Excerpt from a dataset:
-------
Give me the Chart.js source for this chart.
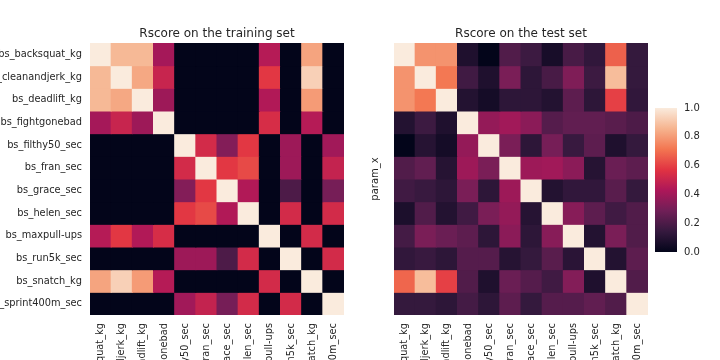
<!DOCTYPE html>
<html><head><meta charset="utf-8">
<script src="https://cdn.jsdelivr.net/npm/chart.js@4/dist/chart.umd.min.js"></script>
<style>
html,body{margin:0;padding:0;background:#fff;width:720px;height:360px;overflow:hidden;}
canvas{position:absolute;}
</style></head><body>
<canvas id="train" width="360" height="360" style="left:0;top:0"></canvas>
<canvas id="test" width="300" height="360" style="left:360px;top:0"></canvas>
<canvas id="cbar" width="80" height="170" style="left:640px;top:95px"></canvas>
<script>
const features = ["bs_backsquat_kg","bs_cleanandjerk_kg","bs_deadlift_kg","bs_fightgonebad","bs_filthy50_sec","bs_fran_sec","bs_grace_sec","bs_helen_sec","bs_maxpull-ups","bs_run5k_sec","bs_snatch_kg","bs_sprint400m_sec"];
const trainTitle = "Rscore on the training set";
const testTitle = "Rscore on the test set";
const testYLabel = "param_x";
const trainScores = [
  [1.00,0.87,0.87,0.41,0,0,0,0,0.45,0,0.82,0],
  [0.87,1.00,0.83,0.50,0,0,0,0,0.58,0,0.93,0],
  [0.87,0.83,1.00,0.39,0,0,0,0,0.44,0,0.80,0],
  [0.41,0.50,0.39,1.00,0,0,0,0,0.54,0,0.45,0],
  [0,0,0,0,1.00,0.53,0.33,0.58,0,0.39,0,0.40],
  [0,0,0,0,0.53,1.00,0.58,0.62,0,0.39,0,0.49],
  [0,0,0,0,0.33,0.58,1.00,0.44,0,0.20,0,0.30],
  [0,0,0,0,0.58,0.62,0.44,1.00,0,0.53,0,0.53],
  [0.45,0.58,0.44,0.54,0,0,0,0,1.00,0,0.53,0],
  [0,0,0,0,0.39,0.39,0.20,0.53,0,1.00,0,0.53],
  [0.82,0.93,0.80,0.45,0,0,0,0,0.53,0,1.00,0],
  [0,0,0,0,0.40,0.49,0.30,0.53,0,0.53,0,1.00]
];
const testScores = [
  [1.00,0.78,0.78,0.08,0.00,0.21,0.16,0.06,0.19,0.13,0.67,0.14],
  [0.78,1.00,0.72,0.17,0.08,0.31,0.12,0.19,0.32,0.16,0.88,0.14],
  [0.78,0.72,1.00,0.09,0.05,0.12,0.12,0.09,0.24,0.12,0.60,0.13],
  [0.09,0.16,0.08,1.00,0.37,0.40,0.35,0.22,0.25,0.25,0.23,0.20],
  [0.00,0.10,0.05,0.37,1.00,0.31,0.12,0.30,0.15,0.24,0.08,0.14],
  [0.21,0.25,0.10,0.39,0.31,1.00,0.39,0.40,0.35,0.10,0.27,0.24],
  [0.17,0.15,0.12,0.31,0.12,0.39,1.00,0.09,0.13,0.13,0.23,0.14],
  [0.07,0.21,0.09,0.17,0.31,0.37,0.10,1.00,0.34,0.24,0.17,0.21],
  [0.18,0.31,0.27,0.24,0.12,0.35,0.12,0.34,1.00,0.09,0.31,0.21],
  [0.13,0.15,0.12,0.22,0.22,0.10,0.14,0.23,0.11,1.00,0.09,0.24],
  [0.68,0.88,0.60,0.21,0.08,0.27,0.22,0.17,0.33,0.08,1.00,0.21],
  [0.14,0.14,0.12,0.18,0.12,0.24,0.14,0.22,0.22,0.25,0.21,1.00]
];
const colorbarTicks = [0.0,0.2,0.4,0.6,0.8,1.0];

// rocket colormap approximation
const ROCKET = [[0,[3,5,26]],[1/7,[53,25,62]],[2/7,[112,31,87]],[3/7,[173,23,89]],[4/7,[225,51,66]],[5/7,[243,118,81]],[6/7,[246,180,143]],[1,[250,235,221]]];
function rocket(v){
  v = Math.max(0, Math.min(1, v));
  for (let i=1;i<ROCKET.length;i++){
    const [p1,c1]=ROCKET[i-1],[p2,c2]=ROCKET[i];
    if (v<=p2){const t=(v-p1)/(p2-p1);
      return 'rgb('+c1.map((c,k)=>Math.round(c+(c2[k]-c)*t)).join(',')+')';}
  }
  return 'rgb(250,235,221)';
}
const TEXT = '#262626';
const FONT_FAMILY = '"DejaVu Sans", sans-serif';
const TICK_SIZE = 9.8;
Chart.defaults.font.family = FONT_FAMILY;
Chart.defaults.color = TEXT;

const titlePlugin = {id:'heatTitle', afterDraw(chart, args, opts){
  const {ctx, chartArea:a} = chart;
  ctx.save(); ctx.font = '12px ' + FONT_FAMILY; ctx.fillStyle = TEXT;
  ctx.textAlign='center'; ctx.textBaseline='alphabetic';
  ctx.fillText(opts.text, (a.left+a.right)/2, a.top - 6);
  ctx.restore();
}};

function heatDatasets(matrix){
  return matrix.map((row, r) => ({
    label: features[r],
    data: row.map(() => 1),
    backgroundColor: row.map(rocket),
    borderWidth: 0, barPercentage: 1, categoryPercentage: 1, inflateAmount: 0.5
  }));
}

function heatConfig(matrix, title, showYLabels, padRight){
  return {
    type: 'bar',
    data: {labels: features, datasets: heatDatasets(matrix)},
    plugins: [titlePlugin],
    options: {
      responsive: false, animation: false, events: [],
      layout: {padding: {left: 0, right: padRight, top: 43, bottom: 0}},
      plugins: {legend: {display: false}, tooltip: {enabled: false}, heatTitle: {text: title}},
      scales: {
        x: {stacked: true, grid: {display: false, drawTicks: false}, border: {display: false},
            ticks: {autoSkip: false, minRotation: 90, maxRotation: 90, padding: 8, font: {size: TICK_SIZE}, color: TEXT},
            afterFit: s => { s.height = 45; }},
        y: {type: 'linear', stacked: true, min: 0, max: features.length, reverse: true,
            grid: {display: false, drawTicks: false}, border: {display: false},
            afterBuildTicks: s => { s.ticks = features.map((_, i) => ({value: i + 0.5})); },
            ticks: {display: showYLabels, autoSkip: false, padding: 8, font: {size: TICK_SIZE}, color: TEXT,
                    callback: (v, i) => features[i]},
            title: {display: !showYLabels, text: testYLabel, font: {size: 10}, color: TEXT, padding: {top: 9, bottom: 0}},
            afterFit: s => { s.width = showYLabels ? 90 : 34; }}
      }
    }
  };
}

new Chart(document.getElementById('train'), heatConfig(trainScores, trainTitle, true, 16));
new Chart(document.getElementById('test'), heatConfig(testScores, testTitle, false, 12));

new Chart(document.getElementById('cbar'), {
  type: 'bar',
  data: {labels: [''], datasets: [{data: [1], borderWidth: 0, barPercentage: 1, categoryPercentage: 1,
    backgroundColor: (c) => {
      const a = c.chart.chartArea; if (!a) return null;
      const g = c.chart.ctx.createLinearGradient(0, a.bottom, 0, a.top);
      ROCKET.forEach(([p, col]) => g.addColorStop(p, 'rgb(' + col.join(',') + ')'));
      return g;
    }}]},
  options: {
    responsive: false, animation: false, events: [],
    layout: {padding: {left: 15, right: 0, top: 0, bottom: 0}},
    plugins: {legend: {display: false}, tooltip: {enabled: false}},
    scales: {
      x: {display: false},
      y: {position: 'right', min: 0, max: 1, grid: {display: false, drawTicks: false}, border: {display: false},
          afterBuildTicks: s => { s.ticks = colorbarTicks.map(v => ({value: v})); },
          ticks: {padding: 7, font: {size: 10}, color: TEXT, callback: v => Number(v).toFixed(1)},
          afterFit: s => { s.width = 43; }}
    }
  }
});
</script>
</body></html>
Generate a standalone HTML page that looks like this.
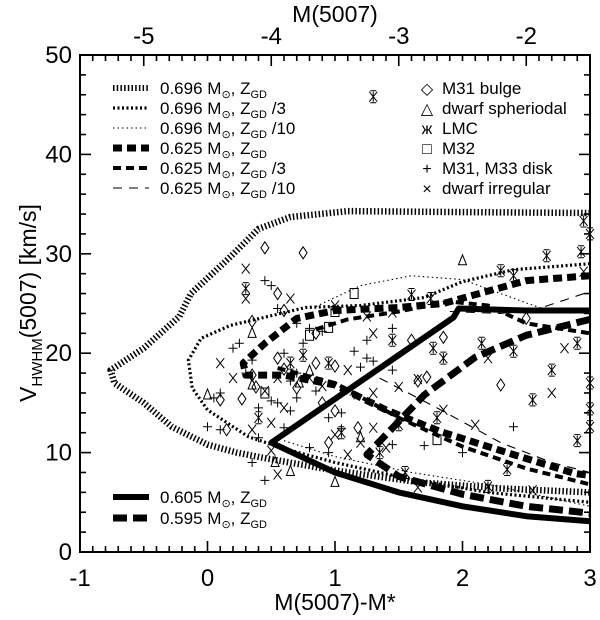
<!DOCTYPE html>
<html><head><meta charset="utf-8">
<style>
html,body{margin:0;padding:0;background:#fff;}
svg{display:block;font-family:"Liberation Sans",Arial,sans-serif;}
</style></head>
<body>
<svg id="chart" width="600" height="620" viewBox="0 0 600 620">
<g id="curves"></g>
<g id="points"></g>
<g id="axes">
<rect x="80" y="55" width="510" height="497" fill="none" stroke="#000" stroke-width="2"/>
<line x1="80" y1="55" x2="590" y2="55" stroke="#000" stroke-width="2"/>
<line x1="80" y1="552" x2="590" y2="552" stroke="#000" stroke-width="2"/>
<line x1="80" y1="55" x2="80" y2="552" stroke="#000" stroke-width="2"/>
<line x1="590" y1="55" x2="590" y2="552" stroke="#000" stroke-width="2"/>
<g id="tickgroup"></g>
</g>
<g id="legend"></g>
</svg>
<script>
// ---------- data ----------
const xTicks = [-1, 0, 1, 2, 3];
const yTicks = [0, 10, 20, 30, 40, 50];
const topTicks = [-5, -4, -3, -2];
const mStar = -4.5;

const c696 = [[3,34.1],[2,34.2],[1.1,34.3],[0.65,33.7],[0.4,32.5],[0.18,29.7],[-0.13,26],[-0.22,23.7],[-0.5,20.5],[-0.76,18.3],[-0.73,17],[-0.5,15],[-0.28,12.6],[0.0,10.8],[0.23,10],[0.47,9.4],[1.0,8.2],[1.67,7],[2.3,6.4],[3,6]];
const c696_3 = [[3,29],[2.4,28.4],[2.0,27.2],[1.7,25.6],[1.2,24.8],[0.77,24.6],[0.18,22.8],[-0.05,21.5],[-0.15,19.3],[-0.12,16.5],[0,14.3],[0.32,11.6],[0.6,10.4],[1.0,9],[1.6,7.3],[2.2,6],[3,5]];
const c696_10 = [[0.85,24.7],[1.2,26.8],[1.6,27.8],[2.0,27.4],[2.3,26],[2.6,24.6],[3,24],null,[0.6,11.2],[1.0,9.6],[1.6,8],[2.2,6.8],[3,4.6]];
const c625 = [[3,27.8],[2.5,27.3],[2.13,26],[1.85,25],[1.5,24.6],[1.0,24.3],[0.7,23.5],[0.45,21],[0.28,19],[0.3,17.8],[0.6,17.8],[1.0,16.8],[1.4,14.3],[1.83,12.1],[2.4,9.8],[2.88,7.9],[3,7.7]];
const c625_3 = [[0.85,22.4],[1.1,23.4],[1.5,24.2],[1.9,25.2],[2.2,24.8],[2.5,23],[3,22],null,[0.55,18.5],[1.0,17],[1.5,13.5],[2.0,10.6],[2.5,8.4],[3,6.8]];
const c625_10 = [[1.9,24.2],[2.3,24],[2.6,24.5],[3,26.2],null,[1.35,17.5],[1.8,14.5],[2.3,11],[2.7,9],[3,8]];
const c605 = [[3,24.3],[2.5,24.3],[1.97,24.5],[1.93,23.6],[0.5,11],[1.0,8],[1.5,6],[2.0,4.6],[2.5,3.6],[3,3.1]];
const c595 = [[3,23.4],[2.5,21.8],[2.1,19.6],[1.7,15.8],[1.25,9.8],[1.5,7.6],[2.0,5.8],[2.5,4.6],[3,3.9]];

const ptsDiamond = [[0.45,30.6],[0.75,30.1],[0.55,26],[0.6,24.3],[0.35,23.2],[0.85,22],[1.85,21.6],[2.5,23.5],[0.1,15.3],[0.27,15.4],[0.35,17.8],[0.15,12.3],[0.55,19.5],[0.9,15],[1.0,14.2],[1.65,17.2],[1.72,17.6],[2.3,16.8],[0.95,11],[1.0,18.7],[0.7,16.5],[0.38,16.6],[0.85,19],[1.6,21.3],[0.6,18.4],[1.18,12.5]];
const ptsTriangle = [[0.0,15.8],[0.35,22],[0.65,8.1],[0.53,9],[0.35,16.8],[0.72,17],[1.0,7],[2.0,29.3],[0.8,18.2],[1.2,11.5]];
const ptsStar = [[1.3,45.8],[2.95,33.3],[3.0,32],[2.93,30.2],[2.66,29.8],[2.3,28.3],[2.4,27.8],[1.6,25.9],[1.75,25.5],[2.15,21],[2.4,20.2],[2.7,18.3],[2.55,15.3],[3.0,17],[3.0,14.4],[3.0,12.6],[2.9,11.2],[2.35,8.3],[2.2,6.6],[2.9,21],[1.85,19.5],[1.77,20.5],[0.65,19],[0.75,19.8],[0.4,13.5],[1.45,21.3],[0.3,26.5],[1.5,12.8],[1.05,12],[0.95,19],[1.35,10],[1.8,13.5],[1.55,8]];
const ptsSquare = [[1.15,26],[0.8,21.8],[1.8,11.3],[1.0,24.2],[0.95,22.6],[0.45,16]];
const ptsPlus = [[0.45,27.3],[0.5,26.8],[0.55,24.5],[0.6,20],[0.35,19.3],[0.3,18],[0.7,23],[0.8,22.5],[0.9,22.2],[0.75,21],[0.2,20.5],[0.25,21],[0.1,16],[0.05,15.5],[0.0,12.6],[0.1,12.3],[0.4,14.5],[0.5,15.2],[0.55,15],[0.65,14.2],[0.7,15.5],[0.85,16.2],[0.95,13.5],[1.05,14],[1.15,15.8],[1.2,18.6],[1.25,19.5],[1.3,19.2],[1.15,20.2],[1.25,21.3],[1.45,22.5],[1.45,18.3],[0.6,12.5],[0.8,10.5],[0.35,9],[0.45,7.2],[0.95,10],[1.7,10.7],[1.45,10.8],[2.4,12.6],[2.0,10],[0.4,11.5],[0.7,18],[0.65,17.2],[1.05,12.4]];
const ptsX = [[0.3,28.5],[0.3,25.5],[0.65,25.5],[0.1,19],[0.2,17.5],[0.55,17.5],[0.8,17.5],[0.9,16.7],[0.45,16.2],[0.6,14.5],[0.5,13],[0.35,12.3],[1.0,24.8],[1.25,23.7],[1.45,24.1],[1.3,22],[1.1,18.3],[1.3,16],[1.5,16.6],[1.65,17.4],[2.2,19.5],[1.85,14.3],[1.0,11.8],[1.2,11],[1.3,12.5],[0.55,7.8],[0.5,10.2],[1.4,10.5],[2.95,28.2],[2.8,20.5],[2.7,16],[2.1,12.8],[1.1,9.8],[1.65,6.5],[2.55,6.2]];

// ---------- scales ----------
const X0 = 80, X1 = 590, Y0 = 552, Y1 = 55;
const sx = v => X0 + (v + 1) / 4 * (X1 - X0);
const sy = v => Y0 - v / 50 * (Y0 - Y1);
const NS = "http://www.w3.org/2000/svg";
function mk(tag, attrs, parent) {
  const e = document.createElementNS(NS, tag);
  for (const k in attrs) e.setAttribute(k, attrs[k]);
  parent.appendChild(e);
  return e;
}
function pathFrom(pts) {
  let d = "", start = true;
  pts.forEach(p => {
    if (p === null) { start = true; return; }
    d += (start ? "M" : "L") + sx(p[0]).toFixed(1) + "," + sy(p[1]).toFixed(1) + " ";
    start = false;
  });
  return d;
}
const styles = [
  {data: c696, w: 6.5, dash: "1.5,2.2", name: "curve-0696-zgd"},
  {data: c696_3, w: 3.2, dash: "2,2.5", name: "curve-0696-zgd-3"},
  {data: c696_10, w: 1.1, dash: "1.5,3", name: "curve-0696-zgd-10"},
  {data: c625, w: 7, dash: "9,5", name: "curve-0625-zgd"},
  {data: c625_3, w: 4, dash: "8,5", name: "curve-0625-zgd-3"},
  {data: c625_10, w: 1.1, dash: "9,7", name: "curve-0625-zgd-10"},
  {data: c605, w: 6, dash: "none", name: "curve-0605-zgd"},
  {data: c595, w: 7, dash: "14,6", name: "curve-0595-zgd"}
];
const gC = document.getElementById("curves");
styles.forEach(s => {
  const p = mk("path", {d: pathFrom(s.data), fill: "none", stroke: "#000", "stroke-width": s.w, "stroke-dasharray": s.dash, "stroke-linejoin": "round"}, gC);
  
  
});

// ---------- markers ----------
function marker(type, cx, cy, parent) {
  const r = 4.5;
  let d = "";
  if (type === "diamond") d = `M${cx},${cy-6} L${cx+4},${cy} L${cx},${cy+6} L${cx-4},${cy} Z`;
  else if (type === "triangle") d = `M${cx},${cy-6} L${cx+4},${cy+4} L${cx-4},${cy+4} Z`;
  else if (type === "square") d = `M${cx-4},${cy-5} h8 v10 h-8 Z`;
  else if (type === "plus") d = `M${cx-r},${cy} h${2*r} M${cx},${cy-r} v${2*r}`;
  else if (type === "x") d = `M${cx-4},${cy-5} L${cx+4},${cy+5} M${cx+4},${cy-5} L${cx-4},${cy+5}`;
  else d = `M${cx-4},${cy-5} L${cx+4},${cy+5} M${cx+4},${cy-5} L${cx-4},${cy+5} M${cx},${cy-5} v10 M${cx-3},${cy-6} h6 M${cx-3},${cy+6} h6`;
  return mk("path", {d: d, fill: "none", stroke: "#000", "stroke-width": 1}, parent);
}
const gP = document.getElementById("points");
[["diamond", ptsDiamond], ["triangle", ptsTriangle], ["star", ptsStar], ["square", ptsSquare], ["plus", ptsPlus], ["x", ptsX]].forEach(([t, arr]) => {
  arr.forEach(p => {
    const m = marker(t, sx(p[0]), sy(p[1]), gP);
    
    
  });
});

// ---------- axes ----------
const gA = document.getElementById("axes");
const gT = document.getElementById("tickgroup");
function tick(x1, y1, x2, y2) {
  const l = mk("line", {x1: x1, y1: y1, x2: x2, y2: y2, stroke: "#000", "stroke-width": 1.6}, gT);
  
  
}
for (let i = 0; i <= 40; i++) {
  const x = sx(-1 + i * 0.1), L = (i % 10 === 0) ? 11 : 6;
  tick(x, Y0, x, Y0 - L);
}
for (let i = -54; i <= -15; i++) {
  const v = i / 10 - mStar;
  if (v < -1.001 || v > 3.001) continue;
  const L = (i % 10 === 0) ? 11 : 6;
  tick(sx(v), Y1, sx(v), Y1 + L);
}
for (let i = 0; i <= 25; i++) {
  const y = sy(i * 2), L = (i % 5 === 0) ? 11 : 6;
  tick(X0, y, X0 + L, y);
  tick(X1, y, X1 - L, y);
}
xTicks.forEach(v => {
  const t = mk("text", {x: sx(v), y: 586, "font-size": 24, "text-anchor": "middle"}, gA);
  t.textContent = v;
  
  
});
topTicks.forEach(m => {
  const t = mk("text", {x: sx(m - mStar), y: 44, "font-size": 24, "text-anchor": "middle"}, gA);
  t.textContent = m;
  
  
});
yTicks.forEach(v => {
  const t = mk("text", {x: 72, y: sy(v) + 8, "font-size": 24, "text-anchor": "end"}, gA);
  t.textContent = v;
  
  
});
</script>
<script>
function addHTML(parent, html) {
  const g = document.createElementNS("http://www.w3.org/2000/svg", "g");
  g.innerHTML = html;
  parent.appendChild(g);
  return g;
}
addHTML(document.getElementById("axes"), `
<text x="335" y="610" font-size="23" text-anchor="middle">M(5007)-M*</text>
<text x="335" y="22" font-size="23" text-anchor="middle">M(5007)</text>
<text transform="translate(36,303) rotate(-90)" font-size="23" text-anchor="middle">V<tspan font-size="15" dy="6">HWHM</tspan><tspan dy="-6">(5007) [km/s]</tspan></text>
`);
const leg = document.getElementById("legend");
const rows = [
  [88, 6, "1.5,2.2", "0.696", ""],
  [108, 3.2, "2,2.5", "0.696", " /3"],
  [128, 1.1, "1.5,3", "0.696", " /10"],
  [148, 7, "9,5", "0.625", ""],
  [168, 4, "8,5", "0.625", " /3"],
  [188, 1.1, "9,7", "0.625", " /10"],
  [497, 6, "none", "0.605", ""],
  [518, 7, "14,6", "0.595", ""]
];
let h = "";
rows.forEach(r => {
  h += `<g><line x1="113" x2="149" y1="${r[0]}" y2="${r[0]}" stroke="#000" stroke-width="${r[1]}" stroke-dasharray="${r[2]}"/>
  <text x="160" y="${r[0]+6}" font-size="17">${r[3]} M<tspan font-size="11" dy="4">⊙</tspan><tspan dy="-4">, Z</tspan><tspan font-size="11" dy="4">GD</tspan><tspan dy="-4">${r[4]}</tspan></text></g>`;
});
const syms = [["◇","M31 bulge"],["△","dwarf spheriodal"],["ж","LMC"],["□","M32"],["+","M31, M33 disk"],["×","dwarf irregular"]];
syms.forEach((s, i) => {
  const y = 88 + i * 20;
  h += `<g><text x="427" y="${y+6}" font-size="16" text-anchor="middle">${s[0]}</text><text x="442" y="${y+6}" font-size="17">${s[1]}</text></g>`;
});
addHTML(leg, h);
</script>
</body></html>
-------
## EXERCISE INSTRUCTIONS:
Among the records above, locate the line containing "Generate a standalone" and the line containing "const mStar = -4.5;", then transcribe exactly the lines starting at the first and ending at the second, with no pictures.

## RESPONSE TO THIS TASK:
Generate a standalone HTML page that looks like this.
<!DOCTYPE html>
<html><head><meta charset="utf-8">
<style>
html,body{margin:0;padding:0;background:#fff;}
svg{display:block;font-family:"Liberation Sans",Arial,sans-serif;}
</style></head>
<body>
<svg id="chart" width="600" height="620" viewBox="0 0 600 620">
<g id="curves"></g>
<g id="points"></g>
<g id="axes">
<rect x="80" y="55" width="510" height="497" fill="none" stroke="#000" stroke-width="2"/>
<line x1="80" y1="55" x2="590" y2="55" stroke="#000" stroke-width="2"/>
<line x1="80" y1="552" x2="590" y2="552" stroke="#000" stroke-width="2"/>
<line x1="80" y1="55" x2="80" y2="552" stroke="#000" stroke-width="2"/>
<line x1="590" y1="55" x2="590" y2="552" stroke="#000" stroke-width="2"/>
<g id="tickgroup"></g>
</g>
<g id="legend"></g>
</svg>
<script>
// ---------- data ----------
const xTicks = [-1, 0, 1, 2, 3];
const yTicks = [0, 10, 20, 30, 40, 50];
const topTicks = [-5, -4, -3, -2];
const mStar = -4.5;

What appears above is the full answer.